In The Garage - Albert Blue 911T - Part 2
The list of things to do on Albert Blue is about 80% completed. Fuel hoses and final check over on the service items. Detail work, some interior items and the re-upholstery of the seat inserts. Just so you know, we don't stop and take photos of every single thing we do or find, but we try to capture images when we can or think about it.
The pedal assembly in these 911 are common wear out. The bushing in the pedal assembly are the first to go with many years of use. There was one surprise in this car. A leaky brake master cylinder. Even though the brakes had good pedal feel we drove it, that didn't mean the brake system was in good condition. Once the pedal assembly was out, there was a lot of cleaning and reconditioning. The pedal assembly got new paint as well as the floor board under and around the pedal area. This job can take 1 to 3 hours depending on the condition of the pedal assembly and the floor/footwell. This is also an area where rust can start is left uncared for.
The Porsche 901 transmission has been not been a favorite of many Porsche owners, mainly for the vague or unsure shifting. The dogleg pattern makes shifting into first and from first to second a more little interesting than some like. In our opinion, the key is to not think and just move the shifter with a positive natural throw of the lever. It can take some getting used to, but if the bushing are worn out or basically gone it's not something to enjoy. We knew some of the bushing needed replacing and some could have been replaced, but the best direction is to replace all at the same time. We wanted the shifter to feel good and correct for the car. So we replaced all of them. In the first photo below, you can see remains of the black bushing next to the new white bushing. This black bushing could be original. All of the other bushings had been replaced, but they were showing wear. Now the shifter feels completely different than how it felt when we received the car. The owner should find the shifting easier and tighter.
Okay, cleaning the underside of your can be seem like a crazy or extreme thing to do, but having a clean underside is a good thing for many reasons. For example a clean underside chassis will give you and/or your mechanic a clear visual of the condition of the body, suspension parts and engine. Clean fender wells and underside will also help with reducing the change of rust (especially in the dirt trap areas). This 71 911T wasn't too damaged from the lack of cleaning. There was some surfaces were rust was just starting, but nothing serious. Since we were not restoring the underside to show condition, we will just treat the bare metal areas to stop any future rust.

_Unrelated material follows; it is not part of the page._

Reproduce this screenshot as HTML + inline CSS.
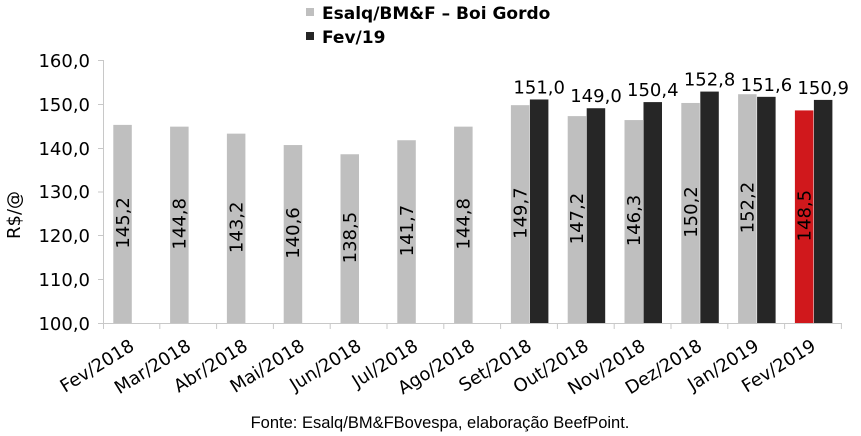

How to clean the underside of your car could be a challenge, and there are too many different scenarios to give suggestions on how it's best for each car and individual. We would recommend one very good cleaning, and depending on how you drive your car, a good rise once a year could be enough. In the following images, we are sharing a mix of the before cleaning to get a better idea how dirty the chassis was. After cleaning we were very pleased to see a large amount of factory rust protectant (cosmoline) product. Cosmoline was used by the factory and applied on pretty much everything on the underside. The cosmoline is the brown in color. Seeing cosmoline on the engine and transmission can look more like dirty greasy oily, but for a Porsche nerd like me it shows that the engine and transmission have never been heavily rebuilt or recondition. Keep it original when you can. This car was also treated to even more anti-rust protectant in the fender wells at some point in the vehicles life. The paint like undercoating was used in the more common rust prone areas. No telling when the car received the additional rust protectant. Overall the underside is in amazing condition.
Everyone likes shiny paint, and after spending some time of polishing the paint (light to deep polishing) the paint was revived. For this car, we also spent some time touching up the larger paint chips and removing some brown interior house paint speckles that got on the car. We also thoroughly cleaned and treating the rubber trim and polished the brightwork. Albert blue looks great.
There wasn't a lot of surprises with this 911. Some interesting finds, but no surprises apart from finding a hidden sticker. Since this car spent some of it's early years based in Germany, the owner must have felt it was a good thing to join the ADAC. A German road side assistant program, like AAA here in the USA. We found this hidden sticker while cleaning the windows. You can see the ghost image in the photos below. The owner of the car would like to see a replacement sticker to put back on the window.